─── Information shown ───

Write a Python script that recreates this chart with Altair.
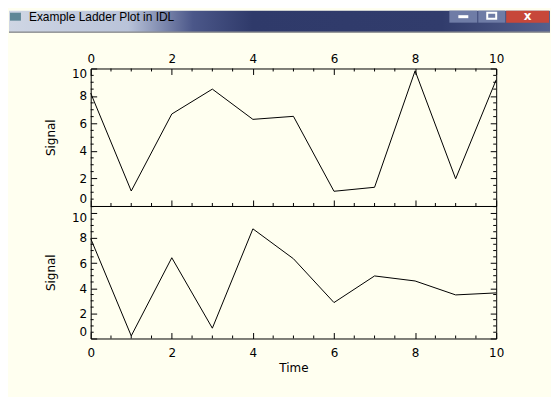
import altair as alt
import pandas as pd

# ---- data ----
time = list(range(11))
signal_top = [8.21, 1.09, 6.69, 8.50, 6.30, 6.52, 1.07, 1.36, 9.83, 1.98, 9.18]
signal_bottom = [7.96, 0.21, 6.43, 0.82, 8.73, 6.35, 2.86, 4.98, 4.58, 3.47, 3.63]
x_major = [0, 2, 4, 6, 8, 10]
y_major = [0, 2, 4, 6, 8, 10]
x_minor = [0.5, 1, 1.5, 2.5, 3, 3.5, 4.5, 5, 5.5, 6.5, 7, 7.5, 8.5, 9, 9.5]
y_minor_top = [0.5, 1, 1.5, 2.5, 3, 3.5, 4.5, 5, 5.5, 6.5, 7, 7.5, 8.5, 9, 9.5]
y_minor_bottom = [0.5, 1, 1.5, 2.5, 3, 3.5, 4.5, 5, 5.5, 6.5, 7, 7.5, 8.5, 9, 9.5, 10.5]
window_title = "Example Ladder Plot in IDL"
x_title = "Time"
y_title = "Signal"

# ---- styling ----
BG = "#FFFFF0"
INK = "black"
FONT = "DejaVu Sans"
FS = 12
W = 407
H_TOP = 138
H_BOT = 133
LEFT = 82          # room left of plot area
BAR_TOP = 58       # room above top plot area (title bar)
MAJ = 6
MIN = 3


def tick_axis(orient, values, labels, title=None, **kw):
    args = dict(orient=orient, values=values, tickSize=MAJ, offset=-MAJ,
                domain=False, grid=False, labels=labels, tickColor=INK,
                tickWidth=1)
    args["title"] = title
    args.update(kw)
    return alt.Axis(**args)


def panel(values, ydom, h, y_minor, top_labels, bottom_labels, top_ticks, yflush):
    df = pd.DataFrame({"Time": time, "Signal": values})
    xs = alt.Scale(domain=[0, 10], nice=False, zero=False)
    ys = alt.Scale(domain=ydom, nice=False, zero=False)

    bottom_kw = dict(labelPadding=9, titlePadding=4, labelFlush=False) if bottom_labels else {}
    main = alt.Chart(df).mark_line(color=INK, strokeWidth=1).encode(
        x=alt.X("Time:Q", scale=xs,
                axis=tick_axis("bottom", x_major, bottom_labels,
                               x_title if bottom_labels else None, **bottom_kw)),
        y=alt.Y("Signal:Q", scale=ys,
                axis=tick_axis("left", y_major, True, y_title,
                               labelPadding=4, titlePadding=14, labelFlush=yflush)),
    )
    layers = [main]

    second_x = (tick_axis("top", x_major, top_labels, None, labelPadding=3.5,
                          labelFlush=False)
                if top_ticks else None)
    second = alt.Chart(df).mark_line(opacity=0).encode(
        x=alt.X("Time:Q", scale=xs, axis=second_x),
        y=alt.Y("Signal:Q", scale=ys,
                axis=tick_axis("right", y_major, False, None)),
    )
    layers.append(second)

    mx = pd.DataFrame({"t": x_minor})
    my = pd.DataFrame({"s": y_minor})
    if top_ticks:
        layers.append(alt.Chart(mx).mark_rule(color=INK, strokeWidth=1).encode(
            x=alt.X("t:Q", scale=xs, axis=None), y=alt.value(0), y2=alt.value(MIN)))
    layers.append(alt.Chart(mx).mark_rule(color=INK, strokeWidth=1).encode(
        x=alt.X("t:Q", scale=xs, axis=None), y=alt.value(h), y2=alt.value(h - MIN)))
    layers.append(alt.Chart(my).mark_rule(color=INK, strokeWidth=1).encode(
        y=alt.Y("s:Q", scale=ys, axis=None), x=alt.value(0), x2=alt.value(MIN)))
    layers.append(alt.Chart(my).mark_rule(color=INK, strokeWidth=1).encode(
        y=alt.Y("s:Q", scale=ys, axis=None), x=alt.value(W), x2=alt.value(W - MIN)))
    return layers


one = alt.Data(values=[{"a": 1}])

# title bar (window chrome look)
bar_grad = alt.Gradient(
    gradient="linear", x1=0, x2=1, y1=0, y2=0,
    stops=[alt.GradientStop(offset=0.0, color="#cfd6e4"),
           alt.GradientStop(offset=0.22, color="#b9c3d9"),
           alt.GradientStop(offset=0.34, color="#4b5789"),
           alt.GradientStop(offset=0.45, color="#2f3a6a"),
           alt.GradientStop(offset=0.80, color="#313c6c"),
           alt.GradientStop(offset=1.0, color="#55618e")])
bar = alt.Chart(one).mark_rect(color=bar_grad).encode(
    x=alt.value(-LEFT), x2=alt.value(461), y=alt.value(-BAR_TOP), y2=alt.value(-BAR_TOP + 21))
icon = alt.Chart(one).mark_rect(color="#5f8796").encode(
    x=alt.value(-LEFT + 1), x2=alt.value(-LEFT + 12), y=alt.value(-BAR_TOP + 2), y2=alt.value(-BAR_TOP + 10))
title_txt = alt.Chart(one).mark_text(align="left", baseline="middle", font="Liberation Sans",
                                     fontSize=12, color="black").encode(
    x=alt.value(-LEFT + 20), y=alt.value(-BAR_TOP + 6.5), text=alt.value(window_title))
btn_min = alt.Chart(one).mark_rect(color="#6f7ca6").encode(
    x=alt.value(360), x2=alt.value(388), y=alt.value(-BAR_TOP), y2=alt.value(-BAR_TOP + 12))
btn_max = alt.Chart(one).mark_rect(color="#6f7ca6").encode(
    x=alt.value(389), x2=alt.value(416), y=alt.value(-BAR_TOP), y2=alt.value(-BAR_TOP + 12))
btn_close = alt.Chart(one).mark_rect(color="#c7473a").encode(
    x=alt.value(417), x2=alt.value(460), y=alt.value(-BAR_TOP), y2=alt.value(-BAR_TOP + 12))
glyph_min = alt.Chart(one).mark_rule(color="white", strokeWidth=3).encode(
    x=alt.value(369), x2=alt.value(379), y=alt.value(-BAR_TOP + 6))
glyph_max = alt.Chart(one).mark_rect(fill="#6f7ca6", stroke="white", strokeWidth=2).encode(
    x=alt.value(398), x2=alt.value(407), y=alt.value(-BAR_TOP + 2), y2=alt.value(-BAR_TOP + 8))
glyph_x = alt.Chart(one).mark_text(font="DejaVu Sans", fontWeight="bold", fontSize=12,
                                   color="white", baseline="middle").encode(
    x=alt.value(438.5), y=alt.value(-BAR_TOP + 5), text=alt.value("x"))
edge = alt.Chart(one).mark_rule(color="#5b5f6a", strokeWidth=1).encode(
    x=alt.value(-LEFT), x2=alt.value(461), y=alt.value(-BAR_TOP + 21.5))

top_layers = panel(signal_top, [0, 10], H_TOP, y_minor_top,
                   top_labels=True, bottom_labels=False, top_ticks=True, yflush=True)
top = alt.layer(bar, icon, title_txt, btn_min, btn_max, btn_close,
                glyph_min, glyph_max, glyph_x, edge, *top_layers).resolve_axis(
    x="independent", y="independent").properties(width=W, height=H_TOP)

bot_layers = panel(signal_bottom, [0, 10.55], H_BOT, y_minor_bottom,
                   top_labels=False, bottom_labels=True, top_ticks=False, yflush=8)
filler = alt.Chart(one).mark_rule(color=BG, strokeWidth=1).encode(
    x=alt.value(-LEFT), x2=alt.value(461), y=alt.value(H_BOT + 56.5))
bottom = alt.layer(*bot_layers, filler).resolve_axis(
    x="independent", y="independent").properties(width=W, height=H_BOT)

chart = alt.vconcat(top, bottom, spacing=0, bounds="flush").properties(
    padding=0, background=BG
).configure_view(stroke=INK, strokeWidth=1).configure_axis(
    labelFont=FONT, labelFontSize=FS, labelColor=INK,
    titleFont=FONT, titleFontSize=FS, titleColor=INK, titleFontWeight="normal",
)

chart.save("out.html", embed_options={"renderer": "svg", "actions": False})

───

**Brief:**
Look at the listing and set down only the lines from its start through the line with "import pandas as pd", word for word and without pictures.

**Solution to this problem:**
Write a Python script that recreates this chart with Altair.
import altair as alt
import pandas as pd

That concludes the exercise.